While there is an argument that the GSEs profits were “owed” to the federal government given the emergency bailout the GSEs received in 2008, that money has been returned and then some. Even without the creation of the net worth sweep, the federal government stood to make a profit on its investment. The net worth sweep gave Treasury and the FHFA access to all profits of the GSEs in perpetuity, and there is little reason to justify this even if it weren’t a fairly clear breach in contract by removing the dividend owed to shareholders.  

This is a small victory, however, as the $612 million represents an extremely small fraction of the billions in dollars in profit the GSEs have subsequently sent to the government. The question of whether the GSEs’ shareholders are entitled to redress has also had a surprisingly tortured case history, with the court’s decision seemingly antithetical to the view of the Supreme Court in Collins v. Yellen. It is likely the FHFA will appeal. 

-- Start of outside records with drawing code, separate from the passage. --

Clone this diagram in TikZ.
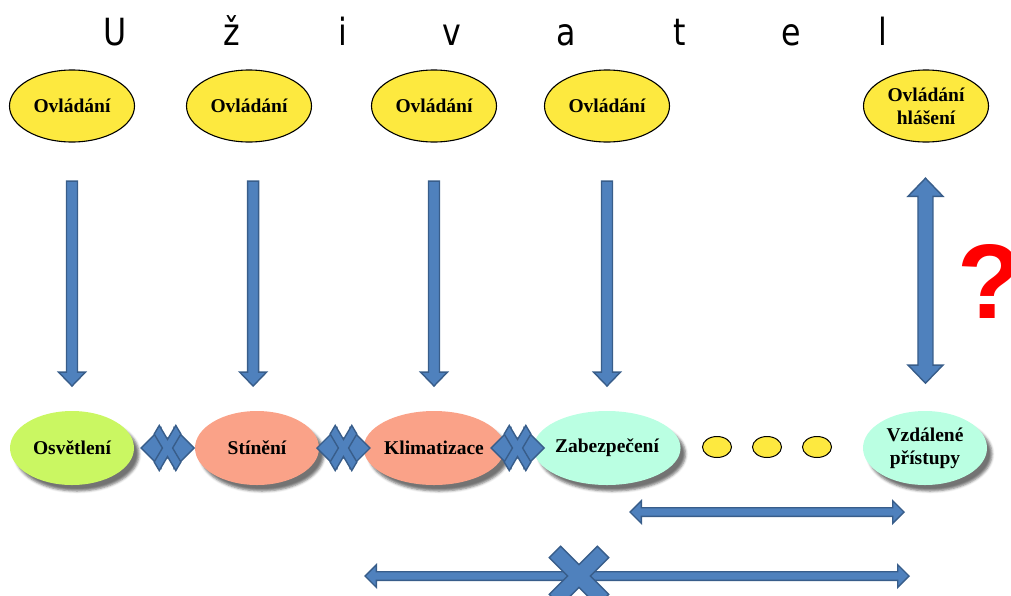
\documentclass[tikz,border=0pt]{standalone}
\usepackage{fontspec}
\setmainfont{Liberation Serif}
\newfontfamily\titlefont{DejaVu Sans}
\newfontfamily\markfont{Liberation Sans}
\usetikzlibrary{shapes.geometric,shapes.arrows,shadows.blur}
\definecolor{ctrlyellow}{RGB}{253,233,63}
\definecolor{limefill}{RGB}{202,247,98}
\definecolor{salmonfill}{RGB}{250,162,136}
\definecolor{mintfill}{RGB}{186,255,226}
\definecolor{arrowblue}{RGB}{79,129,189}
\definecolor{arrowedge}{RGB}{56,93,138}

\tikzset{
  pics/xmark/.style={code={
    \filldraw[fill=arrowblue, draw=arrowedge, line width=1.4pt, rotate=45]
      (8,8) -- (34,8) -- (34,-8) -- (8,-8) -- (8,-34) -- (-8,-34) -- (-8,-8)
      -- (-34,-8) -- (-34,8) -- (-8,8) -- (-8,34) -- (8,34) -- cycle;
  }}
}

\begin{document}
\begin{tikzpicture}[x=1pt,y=-1pt,
  lbl/.style={font=\fontsize{19.5}{23}\selectfont\bfseries, align=center, text=black},
  ctrl/.style={ellipse, draw=black, line width=1.1pt, fill=ctrlyellow,
    minimum width=125pt, minimum height=72pt, inner sep=0pt, lbl},
  dev/.style={ellipse, fill=#1, minimum width=124pt, minimum height=74pt,
    inner sep=0pt, lbl,
    blur shadow={shadow xshift=5pt, shadow yshift=-6pt,
      shadow blur radius=2.5pt, shadow opacity=55}},
  dotnode/.style={ellipse, draw=black, line width=1pt, fill=ctrlyellow,
    minimum width=29pt, minimum height=21pt, inner sep=0pt},
  blockbase/.style={fill=arrowblue, draw=arrowedge, line width=1.4pt},
  downarrow/.style={blockbase, single arrow, rotate=-90, inner sep=0pt,
    inner ysep=4.8pt, minimum height=205pt, minimum width=27pt,
    single arrow head extend=8pt, single arrow tip angle=88},
  bothway/.style={blockbase, double arrow, inner sep=0pt,
    inner ysep=6.8pt, minimum height=205pt, minimum width=35pt,
    double arrow head extend=10pt, double arrow tip angle=88},
  span/.style={blockbase, double arrow, inner sep=0pt,
    inner ysep=3.6pt, minimum height=#1, minimum width=22pt,
    double arrow head extend=7pt, double arrow tip angle=90},
  blocked/.style={blockbase, double arrow, inner sep=0pt,
    inner ysep=9pt, minimum height=53pt, minimum width=40pt,
    double arrow head extend=10pt, double arrow tip angle=90},
]
\useasboundingbox (0,0) rectangle (1011,595);

% heading, letter-spaced
\foreach \ch/\x [count=\i] in {U/115, ž/232, i/343, v/452, a/566, t/680, e/791, l/883}
  \node[font=\titlefont\fontsize{36}{36}\selectfont, anchor=base, inner sep=0pt,
        xscale=0.88, yscale=1.04]
    (title\i) at (\x,45) {\ch};

% control ellipses
\node[ctrl] (o1) at (72,106) {Ovládání};
\node[ctrl] (o2) at (249,106) {Ovládání};
\node[ctrl] (o3) at (434,106) {Ovládání};
\node[ctrl] (o4) at (607,106) {Ovládání};
\node[ctrl] (o5) at (926,106) {Ovládání\\hlášení};

% subsystems
\node[dev=limefill]   (d1) at (72,448)  {Osvětlení};
\node[dev=salmonfill] (d2) at (257,448) {Stínění};
\node[dev=salmonfill] (d3) at (434,448) {Klimatizace};
\node[dev=mintfill]   (d4) at (607,448) {Zabezpečení};
\node[dev=mintfill]   (d5) at (925,448) {Vzdálené\\přístupy};

% ellipsis dots
\node[dotnode] (e1) at (717,447) {};
\node[dotnode] (e2) at (767,447) {};
\node[dotnode] (e3) at (817,447) {};

% control arrows
\path (o1.south) -- (d1.north) node[pos=0.515, downarrow] (a1) {};
\path (o2.south) -- (d2.north) node[pos=0.515, downarrow] (a2) {};
\path (o3.south) -- (d3.north) node[pos=0.515, downarrow] (a3) {};
\path (o4.south) -- (d4.north) node[pos=0.515, downarrow] (a4) {};
\path (o5.south) -- (d5.north) node[pos=0.515, bothway, rotate=90] (a5) {};

% blocked links between neighbouring subsystems
\path (d1.east) -- (d2.west) coordinate[pos=0.55] (m12);
\path (d2.east) -- (d3.west) coordinate[pos=0.55] (m23);
\path (d3.east) -- (d4.west) coordinate[pos=0.45] (m34);
\foreach \m in {m12, m23, m34} {
  \node[blocked] at (\m) {};
  \pic[xscale=0.45, yscale=0.76] at (\m) {xmark};
}

% long-range links
\node[span=274pt] (s1) at (767,512) {};
\node[span=544pt] (s2) at (637,576) {};
\pic at (579,576) {xmark};

% open question
\node[font=\markfont\bfseries\fontsize{106}{106}\selectfont, text=red,
  anchor=base west, inner sep=0pt] (q) at (957,318) {?};
\end{tikzpicture}
\end{document}
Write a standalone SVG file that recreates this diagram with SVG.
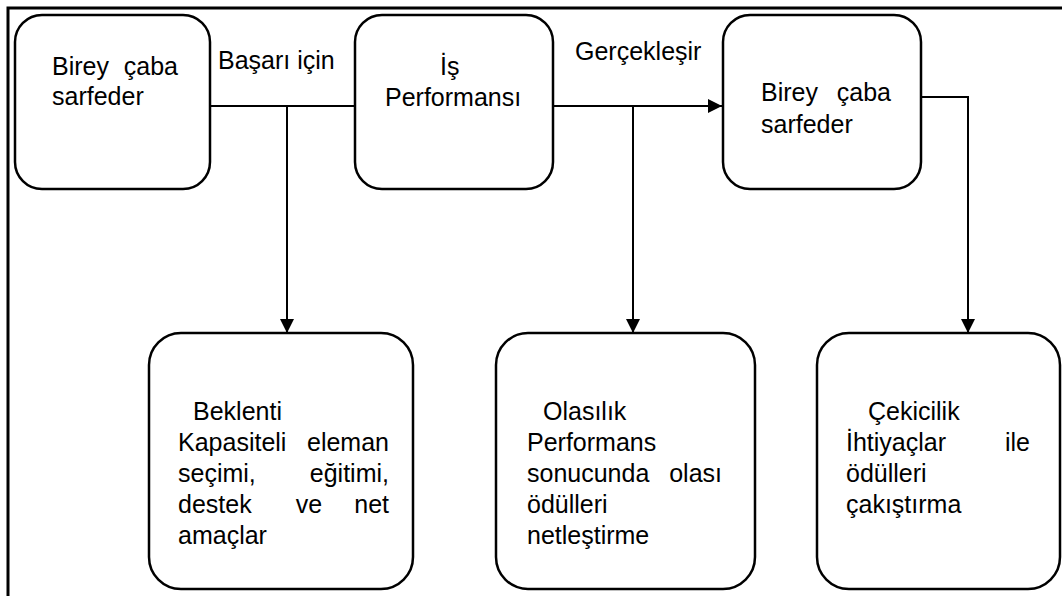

Under the Fifth Amendment, private property cannot be taken for public use by the government without just compensation. Berkley v. FHFA represents the first steps taken in 15 years to provide some financial redress for shareholders. More important, it represents the first time the courts have recognized that the net worth sweep represented a breach of contract that amounted to little more than government seizure of property. If only the same progress could be seen in unwinding the GSE conservatorships.